By Vusala Abbasova May 11, 2024


Despite the ongoing tensions, this year’s parade in Red Square maintained its traditional display of military might. / Mikhail Klimentyev / Reuters

Russian President Vladimir Putin warned the West against provoking a global conflict and stated that no one would be allowed to threaten the world’s biggest nuclear power.

He made the statement while delivering his speech on Thursday, marking the 79th anniversary of the victory over Nazi Germany.

“We reject exceptionalist claims of any country or alliance. We know what this unchecked ambition may lead to. Russia will do utmost to avoid a global confrontation but it will not allow itself to be threatened. Our strategic forces are always in combat readiness,” President Putin said, according to a report published by the official website of the Russian president. 

His remarks came amidst growing tensions between Russia and the West, particularly over the ongoing conflict in Ukraine.

Shortly after announcing the “military operation” in Ukraine, Russia made it clear that any attack on its territory could provoke a nuclear response. However, the nuclear rhetoric has become more aggressive since last year when Russia broke both a significant weapons reduction pact with the United States and a convention banning nuclear testing.

Earlier this week, President Putin ordered the Russian military to hold nuclear drills involving the navy and troops based near Ukraine, raising fears that he could use the powerful weapons on the battlefield.

Despite the ongoing tensions, this year’s parade in Red Square maintained its traditional display of military might. Over 9,000 military personnel took part, including a thousand currently serving in military actions in Ukraine.

However, since the launch of what Moscow calls a “special military operation” in Ukraine, the massive military parade has been somewhat downsized. Last year, the usual fly-by of military aircraft over Red Square was cancelled, and this year’s parade only featured one tank. The mechanized column was led by a Second World War-era T-34 tank, a museum piece and a symbol of the Soviet victory over Nazi Germany in the Second World War.

The Soviet Union lost approximately 27 million people during the war, comprising 8.7 million military personnel and 19 million civilians. This figure stands as the highest military death toll of any nation by a significant margin. The Soviet Union spent over $192 billion on the war effort.

The German invasion of the Soviet Union, which started on June 22, 1941, took the country’s leadership and nearly 200 million inhabitants completely by surprise. A blitzkrieg, or “lightning war” against the USSR violated the Molotov-Ribbentrop treaty signed between Germany and the Soviet Union in 1939, which ensured that neither country attacked the other.

The Battle of Stalingrad, fought between 1942 and 1943, was a pivotal moment in the war. The Soviet victory marked the first major defeat of the German army on the Eastern Front, shifting momentum in favor of the Allies.
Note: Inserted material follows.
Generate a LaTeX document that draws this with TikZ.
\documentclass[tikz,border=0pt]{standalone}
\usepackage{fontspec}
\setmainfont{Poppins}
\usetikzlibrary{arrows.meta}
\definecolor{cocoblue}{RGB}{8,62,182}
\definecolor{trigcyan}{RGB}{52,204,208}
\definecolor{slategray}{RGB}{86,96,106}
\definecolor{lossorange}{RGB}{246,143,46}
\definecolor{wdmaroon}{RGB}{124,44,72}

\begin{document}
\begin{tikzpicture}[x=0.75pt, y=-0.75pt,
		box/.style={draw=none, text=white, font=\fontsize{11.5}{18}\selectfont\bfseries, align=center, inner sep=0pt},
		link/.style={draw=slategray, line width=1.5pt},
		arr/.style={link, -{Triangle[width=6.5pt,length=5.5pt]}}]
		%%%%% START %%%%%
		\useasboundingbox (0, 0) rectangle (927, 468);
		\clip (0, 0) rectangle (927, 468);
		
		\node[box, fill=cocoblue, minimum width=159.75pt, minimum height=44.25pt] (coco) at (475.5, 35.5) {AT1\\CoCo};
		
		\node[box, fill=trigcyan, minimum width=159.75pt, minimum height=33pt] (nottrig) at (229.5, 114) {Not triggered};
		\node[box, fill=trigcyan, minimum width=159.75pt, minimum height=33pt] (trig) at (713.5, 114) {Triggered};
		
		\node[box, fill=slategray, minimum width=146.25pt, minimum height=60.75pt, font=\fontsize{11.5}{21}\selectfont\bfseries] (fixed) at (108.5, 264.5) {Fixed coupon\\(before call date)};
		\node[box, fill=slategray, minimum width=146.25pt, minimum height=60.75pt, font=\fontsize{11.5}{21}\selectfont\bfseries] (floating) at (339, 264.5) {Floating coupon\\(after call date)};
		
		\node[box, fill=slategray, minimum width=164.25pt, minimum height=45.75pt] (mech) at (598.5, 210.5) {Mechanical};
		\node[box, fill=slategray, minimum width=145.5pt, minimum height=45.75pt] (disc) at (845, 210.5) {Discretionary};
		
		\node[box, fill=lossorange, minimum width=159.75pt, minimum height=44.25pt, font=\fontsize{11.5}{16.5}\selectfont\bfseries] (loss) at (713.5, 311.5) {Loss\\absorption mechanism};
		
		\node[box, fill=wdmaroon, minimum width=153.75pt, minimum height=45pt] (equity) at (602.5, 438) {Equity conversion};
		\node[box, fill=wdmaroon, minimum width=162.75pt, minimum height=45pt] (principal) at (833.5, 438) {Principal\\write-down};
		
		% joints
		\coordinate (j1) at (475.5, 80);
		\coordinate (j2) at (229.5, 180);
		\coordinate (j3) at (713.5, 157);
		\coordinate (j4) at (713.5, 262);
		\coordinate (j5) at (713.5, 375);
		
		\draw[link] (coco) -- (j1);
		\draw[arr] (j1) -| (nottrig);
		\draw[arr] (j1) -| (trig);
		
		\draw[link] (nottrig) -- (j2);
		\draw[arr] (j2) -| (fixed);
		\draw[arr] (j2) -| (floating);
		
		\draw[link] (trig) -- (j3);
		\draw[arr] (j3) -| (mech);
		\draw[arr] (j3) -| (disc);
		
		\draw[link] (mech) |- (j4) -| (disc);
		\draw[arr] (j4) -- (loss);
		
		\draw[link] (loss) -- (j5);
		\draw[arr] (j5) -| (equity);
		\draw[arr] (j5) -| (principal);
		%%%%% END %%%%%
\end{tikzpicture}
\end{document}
The battle, claiming around two million lives, stands as one of history’s bloodiest battles. It decisively turned the tide against Germany in the Soviet Union, leading to subsequent defensive actions until the Battle of Berlin ended the war.

By 1942, the Soviet Union was producing mass quantities of high-quality armaments east of the Ural Mountains that were out of reach for Germany’s air force. The Soviets also possessed a tremendous overseas intelligence-gathering operation, via the international Communist movement. If the German army had not been tied down in the Soviet Union in a huge battle of attrition that they could not hope to win, Victory Day would have certainly been vastly delayed.